Last spring, the Frances Lehman Loeb Art Center premiered artist-in-resident Mark Dion’s installation “Universal Collection.” The exhibit, a peculiar floor-to-ceiling “cabinet of curiosity,” shows off everything from taxidermy to antique paintings to historical Vassar artifacts.
Dion combines nature, history and art, displaying his exhibits in a way akin to showcases found in natural history museums. The focus of the art is to analyze how the world displays and thinks about historical relics.
“I make work that is an investigation into the culture of nature,” Dion said in an interview with Elizabeth Bennett ’17 for the exhibition catalogue. “Rather than focus on nature itself, my work deals with ideas about nature that form our attitudes and in the end, shape real landscapes.”
While the exhibit is an attention-grabbing showcase, the project’s relationship with the audience goes even further than simply catching the viewer’s eye—it aims to inspire critical thought.
“I want to manifest a situation in which the viewer encounters objects and their relations in a manner that rubs against the grain of their expectations of display and their understanding of the role of the institution,” Dion explained. “I want to push or frustrate their assumptions in order to understand the politics of display.”
In addition to the exhibit, Vassar recently received a grant from the Andrew W. Mellon Foundation called the Creative Arts Across Disciplines Initiative that allows artists like Dion to integrate themselves into academics as well. The grant is intended to push students to discover connections between art and other disciplines.
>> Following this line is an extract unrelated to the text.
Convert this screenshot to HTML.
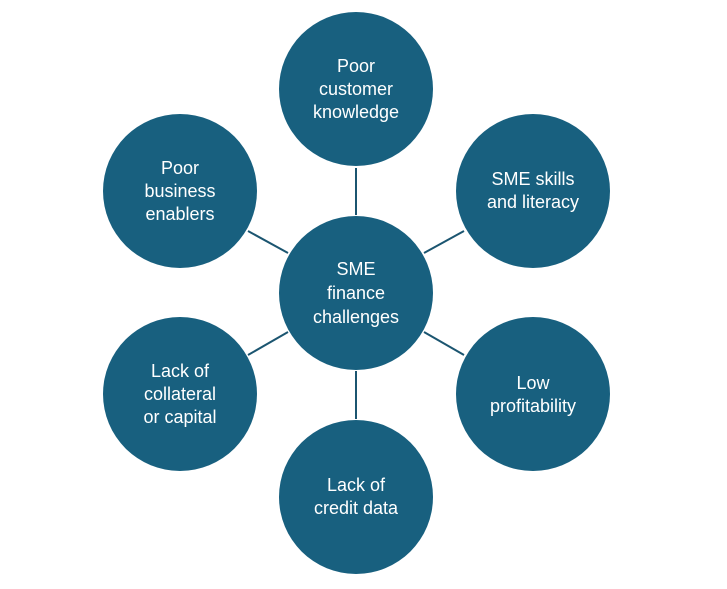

With this program, Dion was able to co-teach a class with Professor of Anthropology Anne Pike-Tay last semester. The class, entitled “From the Natural History Museum to Ecotourism,” aimed to challenge students’ views on how we categorize historical artifacts in museums and the ways in which we represent nature. As Dion remarked on the class, “We want to speak about what these institutions promote and conceal, what fantasies they encourage and how they define, for a particular group of people at a particular time, what gets to stand for nature.”
The course was also very interactive—students got to accompany Dion to the Natural History Museum and the Tanya Bonakdar Gallery in New York City. And to top it off, students even helped Dion gather artifacts for his exhibit in the Loeb.
Alongside the Vassar College Artifact Project spearheaded by Rick Jones, Dion and the students explored places all over campus to search for relics, from the Vassar Archives & Special Collections Library to the Geology Museum archives and even the basement of Main Building. In fact, according to Curator of Academic Programs Elizabeth Nogrady, the hunt for Vassar artifacts was by far one of the most enriching aspects of the course: “My favorite part of the process was exploring campus and seeing the dialogue between Mark and the students.”
Since 1997, Dion has worked with many institutions to build historical collections that pertain specifically to each university’s heritage. Some places he has built exhibits for are Brown University, University of Michigan at Ann Arbor, University of Tokyo, the Art Academy of Dresden, Johns Hopkins University, Ohio University and many more. “Each project is quite different, as each collection is distinct and reflects the radically disparate educational philosophy of each institution,” Dion said in his interview with Bennett.
“As a women’s college, the makeup of its material cultural history is quite distinct from any of the other schools I have worked with,” Dion remarked about Vassar’s collection. “The bonding of social groups in the early days of the school was steeped in ritual, and with that came richness in artifacts, which we can find today preserved in special collections.”
Due to the specificity of the exhibit, the project took most of the 2016 spring semester to put together and opened in the Loeb in late May. While Jones and students helped recover on-campus artifacts, Dion designed the cabinet and arranged the placement of each item. Associate Director of the Libraries for Special Collections Ron Patkus stated, “I appreciated the way Mark Dion creatively arranges the artifacts in ways that are thoughtful, elegant and intriguing.”
The exhibit will be open for the public to see until Dec. 11, and on Sept. 29, Dion is scheduled to do an artist gallery talk and book launching on campus. But in the meantime, the art remains on display in the Loeb, allowing the Vassar community to confront its own history head-on.
“It challenges us to think more deeply about the things around us and what they say about us,” Patkus said. The Vassar artifacts, full of tradition, speak volumes about the school’s cultural heritage. Dion remarked, “The objects are so precious and well-designed and made, they feel bound in pride and, of course, also privilege.”
Moreover, this evaluation of heritage has united the Vassar community in small ways. “It was great seeing alumni open the drawers and encounter the art,” says Nogrady, “It is always interesting to see people’s first reactions to or memories about the art.”